## start
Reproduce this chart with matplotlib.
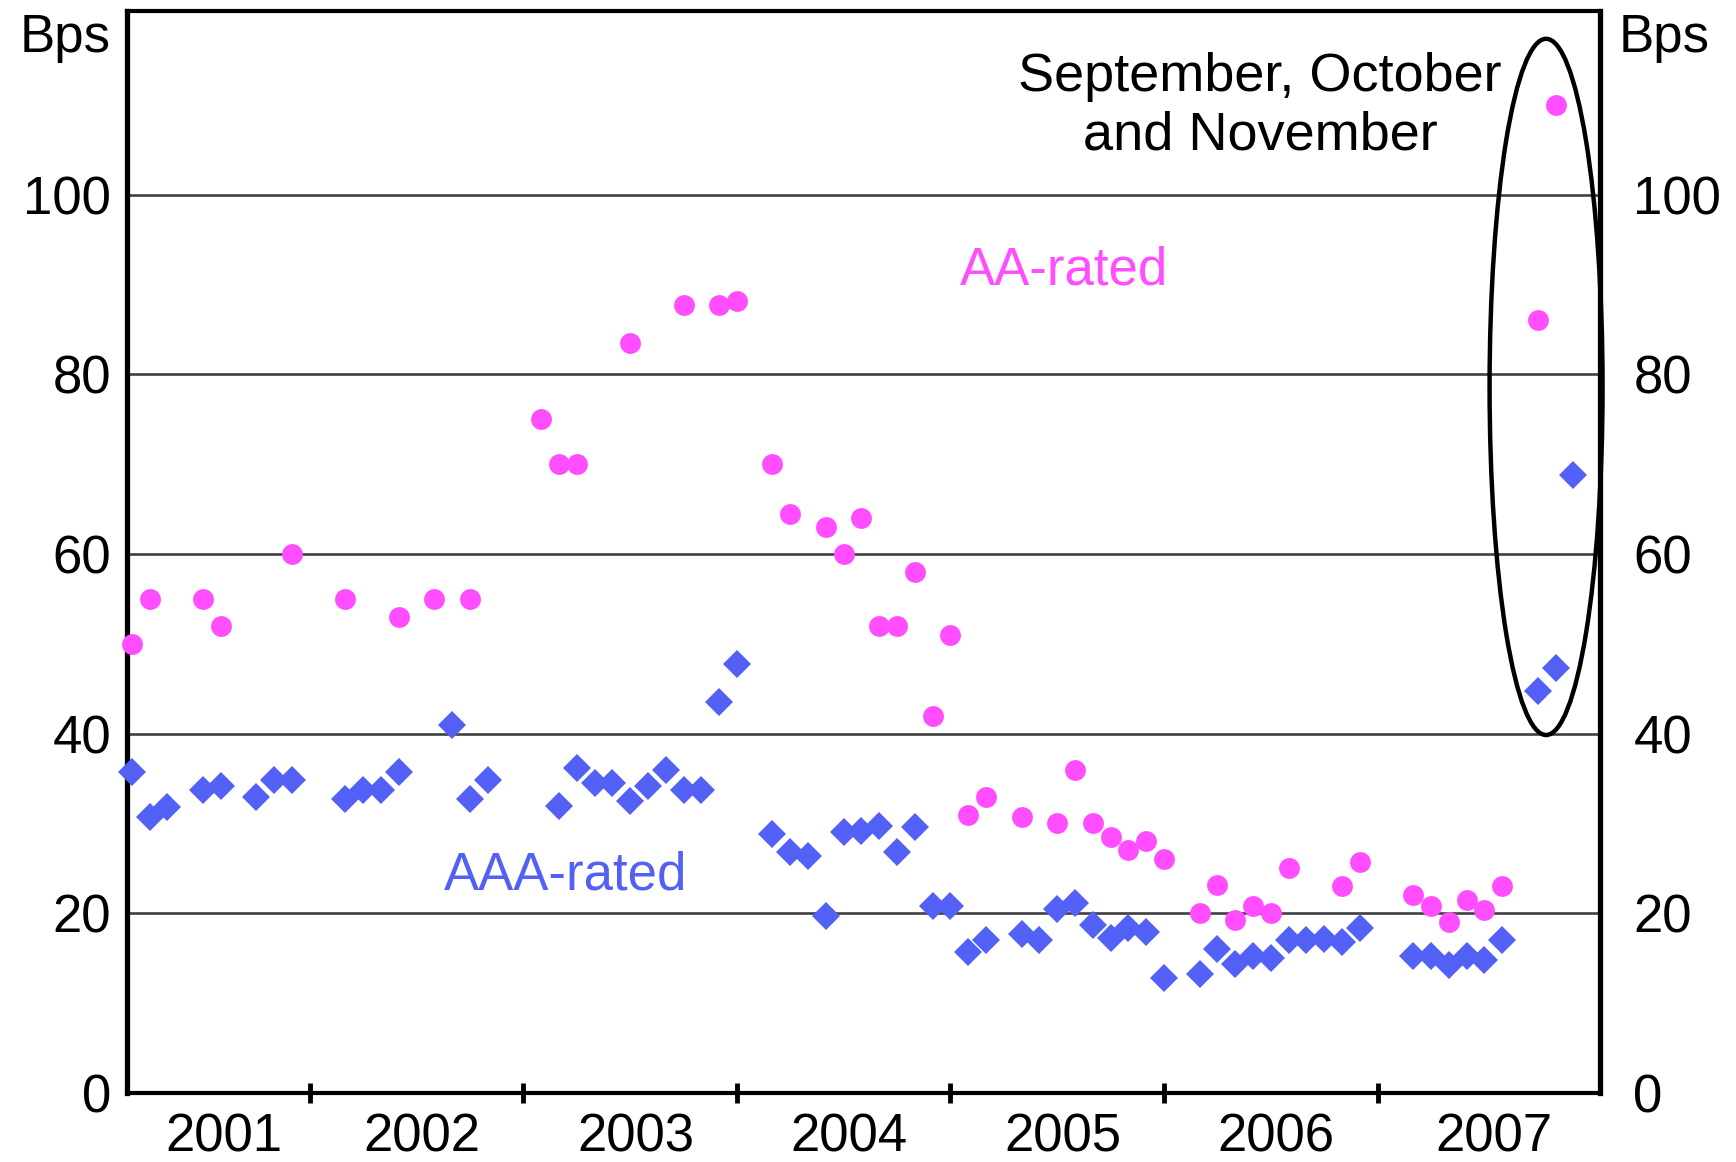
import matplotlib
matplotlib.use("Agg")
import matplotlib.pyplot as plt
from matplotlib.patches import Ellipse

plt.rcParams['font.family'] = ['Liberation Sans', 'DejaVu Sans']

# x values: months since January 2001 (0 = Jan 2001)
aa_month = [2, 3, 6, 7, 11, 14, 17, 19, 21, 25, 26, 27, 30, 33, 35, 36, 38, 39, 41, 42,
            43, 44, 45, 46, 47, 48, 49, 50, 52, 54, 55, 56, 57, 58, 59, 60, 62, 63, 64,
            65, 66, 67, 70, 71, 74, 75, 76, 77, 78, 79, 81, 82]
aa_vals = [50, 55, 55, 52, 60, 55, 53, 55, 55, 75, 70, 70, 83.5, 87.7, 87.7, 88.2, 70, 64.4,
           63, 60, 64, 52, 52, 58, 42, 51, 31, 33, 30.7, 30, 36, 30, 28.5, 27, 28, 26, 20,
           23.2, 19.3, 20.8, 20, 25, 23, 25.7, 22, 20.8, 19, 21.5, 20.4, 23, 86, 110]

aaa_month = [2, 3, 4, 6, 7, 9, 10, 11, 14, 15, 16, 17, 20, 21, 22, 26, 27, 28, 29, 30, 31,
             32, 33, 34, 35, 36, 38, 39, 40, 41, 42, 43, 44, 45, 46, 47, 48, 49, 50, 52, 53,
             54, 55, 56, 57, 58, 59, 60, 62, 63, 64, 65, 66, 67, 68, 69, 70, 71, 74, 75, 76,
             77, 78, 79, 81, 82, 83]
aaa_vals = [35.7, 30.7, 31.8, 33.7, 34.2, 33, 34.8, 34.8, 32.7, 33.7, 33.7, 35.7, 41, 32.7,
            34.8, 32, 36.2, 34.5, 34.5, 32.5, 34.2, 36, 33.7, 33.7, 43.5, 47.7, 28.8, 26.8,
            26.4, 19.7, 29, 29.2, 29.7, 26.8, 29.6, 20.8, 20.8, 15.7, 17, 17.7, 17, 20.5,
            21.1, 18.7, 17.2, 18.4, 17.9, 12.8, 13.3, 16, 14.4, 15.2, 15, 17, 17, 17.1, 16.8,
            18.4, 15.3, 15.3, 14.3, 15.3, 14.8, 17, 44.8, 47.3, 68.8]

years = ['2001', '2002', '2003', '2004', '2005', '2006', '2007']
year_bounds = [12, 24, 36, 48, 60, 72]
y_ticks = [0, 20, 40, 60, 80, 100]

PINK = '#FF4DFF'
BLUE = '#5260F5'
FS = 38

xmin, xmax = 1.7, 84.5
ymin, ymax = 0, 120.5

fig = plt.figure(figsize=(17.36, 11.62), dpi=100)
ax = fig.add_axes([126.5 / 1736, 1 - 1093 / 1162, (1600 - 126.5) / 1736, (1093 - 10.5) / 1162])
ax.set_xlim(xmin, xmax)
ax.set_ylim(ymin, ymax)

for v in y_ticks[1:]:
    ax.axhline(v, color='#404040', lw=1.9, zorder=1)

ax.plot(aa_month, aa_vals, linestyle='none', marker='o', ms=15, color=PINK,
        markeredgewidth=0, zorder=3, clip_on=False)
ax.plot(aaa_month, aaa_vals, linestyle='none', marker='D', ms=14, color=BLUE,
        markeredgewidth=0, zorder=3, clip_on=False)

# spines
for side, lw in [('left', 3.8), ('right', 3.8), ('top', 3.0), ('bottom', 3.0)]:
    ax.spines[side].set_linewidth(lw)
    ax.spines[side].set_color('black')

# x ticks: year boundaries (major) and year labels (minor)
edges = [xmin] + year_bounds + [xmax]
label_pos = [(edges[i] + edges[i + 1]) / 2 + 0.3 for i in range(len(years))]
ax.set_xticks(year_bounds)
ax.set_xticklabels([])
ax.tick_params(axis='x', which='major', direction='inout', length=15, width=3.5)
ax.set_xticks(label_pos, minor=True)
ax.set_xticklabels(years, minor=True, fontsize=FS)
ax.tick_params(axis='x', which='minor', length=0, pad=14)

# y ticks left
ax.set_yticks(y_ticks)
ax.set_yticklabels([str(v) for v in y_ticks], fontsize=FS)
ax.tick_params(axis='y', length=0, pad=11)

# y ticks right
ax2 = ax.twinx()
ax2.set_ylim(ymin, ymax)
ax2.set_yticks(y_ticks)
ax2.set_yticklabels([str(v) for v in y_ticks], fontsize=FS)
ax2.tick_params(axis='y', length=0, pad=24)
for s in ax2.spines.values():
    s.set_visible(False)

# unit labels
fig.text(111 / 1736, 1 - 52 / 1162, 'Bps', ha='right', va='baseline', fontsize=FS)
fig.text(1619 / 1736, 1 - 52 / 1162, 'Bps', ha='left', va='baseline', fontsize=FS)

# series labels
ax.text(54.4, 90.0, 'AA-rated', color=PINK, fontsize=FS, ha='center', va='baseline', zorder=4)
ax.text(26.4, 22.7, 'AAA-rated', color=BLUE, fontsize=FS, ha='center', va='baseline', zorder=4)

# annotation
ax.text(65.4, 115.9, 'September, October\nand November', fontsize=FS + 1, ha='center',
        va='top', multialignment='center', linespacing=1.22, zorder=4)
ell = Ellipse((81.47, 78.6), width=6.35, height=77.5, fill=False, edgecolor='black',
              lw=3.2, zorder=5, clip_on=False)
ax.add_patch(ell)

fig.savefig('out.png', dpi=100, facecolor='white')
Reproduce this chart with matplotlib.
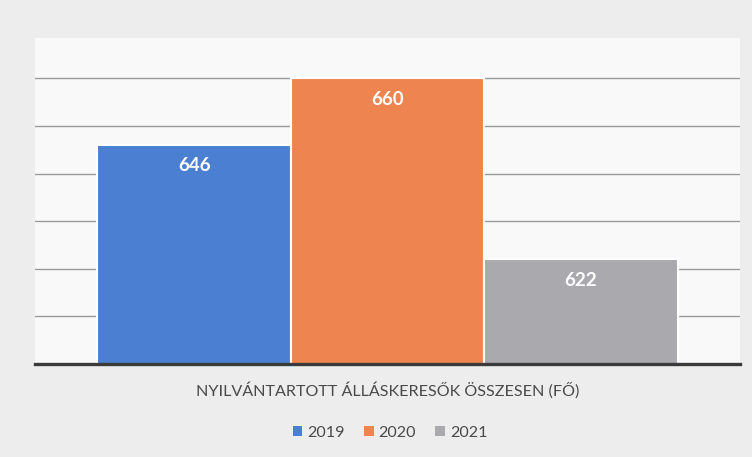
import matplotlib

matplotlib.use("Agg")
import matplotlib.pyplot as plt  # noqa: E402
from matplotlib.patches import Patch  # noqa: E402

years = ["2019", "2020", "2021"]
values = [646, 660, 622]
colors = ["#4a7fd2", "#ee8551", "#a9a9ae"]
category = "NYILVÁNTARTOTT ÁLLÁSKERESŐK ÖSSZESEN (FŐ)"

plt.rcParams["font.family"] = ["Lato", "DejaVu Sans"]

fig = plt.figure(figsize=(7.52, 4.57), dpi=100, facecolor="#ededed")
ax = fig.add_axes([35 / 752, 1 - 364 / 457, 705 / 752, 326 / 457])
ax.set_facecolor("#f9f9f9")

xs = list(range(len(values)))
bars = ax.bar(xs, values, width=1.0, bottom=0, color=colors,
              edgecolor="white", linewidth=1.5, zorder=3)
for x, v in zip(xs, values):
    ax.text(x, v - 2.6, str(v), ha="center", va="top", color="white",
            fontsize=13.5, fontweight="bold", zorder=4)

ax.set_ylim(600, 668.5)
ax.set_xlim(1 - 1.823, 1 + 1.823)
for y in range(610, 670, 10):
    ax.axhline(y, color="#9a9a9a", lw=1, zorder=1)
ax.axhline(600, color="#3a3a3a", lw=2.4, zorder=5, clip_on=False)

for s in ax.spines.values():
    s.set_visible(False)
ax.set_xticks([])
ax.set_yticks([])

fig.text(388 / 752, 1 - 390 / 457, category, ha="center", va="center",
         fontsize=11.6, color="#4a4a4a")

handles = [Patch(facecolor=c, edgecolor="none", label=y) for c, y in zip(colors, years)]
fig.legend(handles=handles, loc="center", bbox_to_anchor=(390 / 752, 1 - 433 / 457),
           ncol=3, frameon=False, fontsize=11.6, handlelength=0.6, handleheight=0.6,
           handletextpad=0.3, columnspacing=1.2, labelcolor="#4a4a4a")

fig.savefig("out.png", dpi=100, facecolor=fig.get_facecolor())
## end
The lines from the start of the entries above through the one containing "ax.axhline(v, color='#404040', lw=1.9, zorder=1)" are to be retyped exactly, and no others. Pictures are left out.

### ANSWER FOR THE TASK
Reproduce this chart with matplotlib.
import matplotlib
matplotlib.use("Agg")
import matplotlib.pyplot as plt
from matplotlib.patches import Ellipse

plt.rcParams['font.family'] = ['Liberation Sans', 'DejaVu Sans']

# x values: months since January 2001 (0 = Jan 2001)
aa_month = [2, 3, 6, 7, 11, 14, 17, 19, 21, 25, 26, 27, 30, 33, 35, 36, 38, 39, 41, 42,
            43, 44, 45, 46, 47, 48, 49, 50, 52, 54, 55, 56, 57, 58, 59, 60, 62, 63, 64,
            65, 66, 67, 70, 71, 74, 75, 76, 77, 78, 79, 81, 82]
aa_vals = [50, 55, 55, 52, 60, 55, 53, 55, 55, 75, 70, 70, 83.5, 87.7, 87.7, 88.2, 70, 64.4,
           63, 60, 64, 52, 52, 58, 42, 51, 31, 33, 30.7, 30, 36, 30, 28.5, 27, 28, 26, 20,
           23.2, 19.3, 20.8, 20, 25, 23, 25.7, 22, 20.8, 19, 21.5, 20.4, 23, 86, 110]

aaa_month = [2, 3, 4, 6, 7, 9, 10, 11, 14, 15, 16, 17, 20, 21, 22, 26, 27, 28, 29, 30, 31,
             32, 33, 34, 35, 36, 38, 39, 40, 41, 42, 43, 44, 45, 46, 47, 48, 49, 50, 52, 53,
             54, 55, 56, 57, 58, 59, 60, 62, 63, 64, 65, 66, 67, 68, 69, 70, 71, 74, 75, 76,
             77, 78, 79, 81, 82, 83]
aaa_vals = [35.7, 30.7, 31.8, 33.7, 34.2, 33, 34.8, 34.8, 32.7, 33.7, 33.7, 35.7, 41, 32.7,
            34.8, 32, 36.2, 34.5, 34.5, 32.5, 34.2, 36, 33.7, 33.7, 43.5, 47.7, 28.8, 26.8,
            26.4, 19.7, 29, 29.2, 29.7, 26.8, 29.6, 20.8, 20.8, 15.7, 17, 17.7, 17, 20.5,
            21.1, 18.7, 17.2, 18.4, 17.9, 12.8, 13.3, 16, 14.4, 15.2, 15, 17, 17, 17.1, 16.8,
            18.4, 15.3, 15.3, 14.3, 15.3, 14.8, 17, 44.8, 47.3, 68.8]

years = ['2001', '2002', '2003', '2004', '2005', '2006', '2007']
year_bounds = [12, 24, 36, 48, 60, 72]
y_ticks = [0, 20, 40, 60, 80, 100]

PINK = '#FF4DFF'
BLUE = '#5260F5'
FS = 38

xmin, xmax = 1.7, 84.5
ymin, ymax = 0, 120.5

fig = plt.figure(figsize=(17.36, 11.62), dpi=100)
ax = fig.add_axes([126.5 / 1736, 1 - 1093 / 1162, (1600 - 126.5) / 1736, (1093 - 10.5) / 1162])
ax.set_xlim(xmin, xmax)
ax.set_ylim(ymin, ymax)

for v in y_ticks[1:]:
    ax.axhline(v, color='#404040', lw=1.9, zorder=1)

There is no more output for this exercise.